1-800-COLLECT
- 1-800-COLLECT logo as of 2001
- Product type: Collect calling
- Owner: WiMacTel
- Country: Canada United States
- Introduced: 1993
- Markets: United States Canada
- Previous owners: Telecom USA
- Tagline: "Save a Buck or Two" (1990s)

= 1-800-COLLECT =

Phone number used for reverse charge calls

1-800-COLLECT (1-800-265-5328) is a 1-800 number, owned and operated by WiMacTel, which provides fixed rate collect calling in the United States. The service was launched by MCI in 1993.

==History==

===Launch===
Prior to 1993, collect calling was a virtual monopoly held by AT&T as people were accustomed to dialing "0" to place collect calls.
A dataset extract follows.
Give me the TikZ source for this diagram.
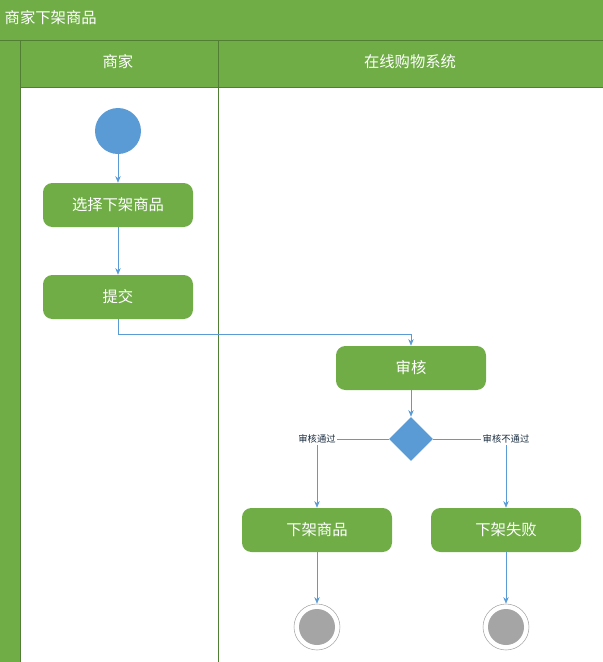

MCI moved aggressively to insert itself into the market by launching 1-800-COLLECT that year. By dialing 1-800-COLLECT, customers could connect with an automated MCI system which would directly place a call to a designated receiving party for a fraction of the cost of the AT&T service for its operator-assisted collect calling. According to Advertising Age, 1-800-COLLECT went from concept to launch in less than three months. Launched with a large marketing budget, within a year New York Magazine reported that MCI had "stamped 1-800-COLLECT onto our consciousness with a mammoth marketing blitz" aimed largely at Generation X consumers.

===Competition===
Following the successful launch of 1-800-COLLECT, AT&T responded with a competing 1-800 phone number providing discounted collect calling, 1-800-OPERATOR. However, a significant portion of calls intended for 1-800-OPERATOR misspelled "Operator" as "Operater". The numerical translation for 1-800-OPERATER (1-800-673-7283) was, at the time, assigned for routing to the MCI network, which capitalized on the large number of spelling errors by connecting those calls to 1-800-COLLECT. After several months, AT&T realized they were inadvertently directing a portion of their business to MCI and terminated the 1-800-OPERATOR service, replacing it with 1-800-CALL-ATT. The local telephone companies, who lost a significant amount of business to both numbers, started fighting back with ads showing how much simpler it was to just dial 0 (Ameritech's ad said "Why push 800 numbers when you can just push one?") or later advertising calling cards as an alternative to calling someone collect.

===Later years===
By the time of MCI's bankruptcy in 2002, its 1-800-COLLECT business had fallen precipitously due to the growing market penetration of mobile phones and the decreasing popularity of pay phones, which had generated a large portion of the collect calling business. After MCI was acquired by Verizon following the bankruptcy, the 1-800-COLLECT business was transferred to a small Verizon subsidiary, Telecom USA. Though the service's robust advertising budget was terminated, it continued to receive a trickle of business. In 2014 one caller, who "still associated the 1-800-COLLECT number with reasonable collect call rates... so strong were the company's early ads", reported being charged $42.55 for a six-minute telephone call. On November 1, 2016 Viiz Communications, a Canadian company, announced they had acquired 1-800-COLLECT for an undisclosed amount.

==Marketing==
1-800-COLLECT advertising did not mention its connection to MCI in order to avoid confusion from persons who might otherwise believe they had to be MCI customers to use the service, as well as to attract AT&T "loyalists" disinclined to patronize an MCI service.

In 1994, 1-800-COLLECT became one of the first six brands to use banner ads as part of a marketing campaign, purchasing a flight of ads on hotwired.com.

Beginning in 1994, MCI sponsored airshow pilot Sean D. Tucker under the 1-800-COLLECT brand. Tucker's biplane regularly appeared at military and civilian airshows throughout North America for several years, later transitioning to the 10-10-220 brand under MCI until the program ended in 2000.

The service's heavy spend on television advertising made 1-800-COLLECT ads, which featured celebrities including Phil Hartman, Wayne Knight, Mr. T, and Arsenio Hall, a ubiquitous feature of the 1990s TV landscape in the United States. In 2000, 1-800-COLLECT was being promoted with more than $160 million in annual advertising support by MCI. Steve Burns, best known as the first host of the children's television show Blue's Clues served as an announcer for the ads.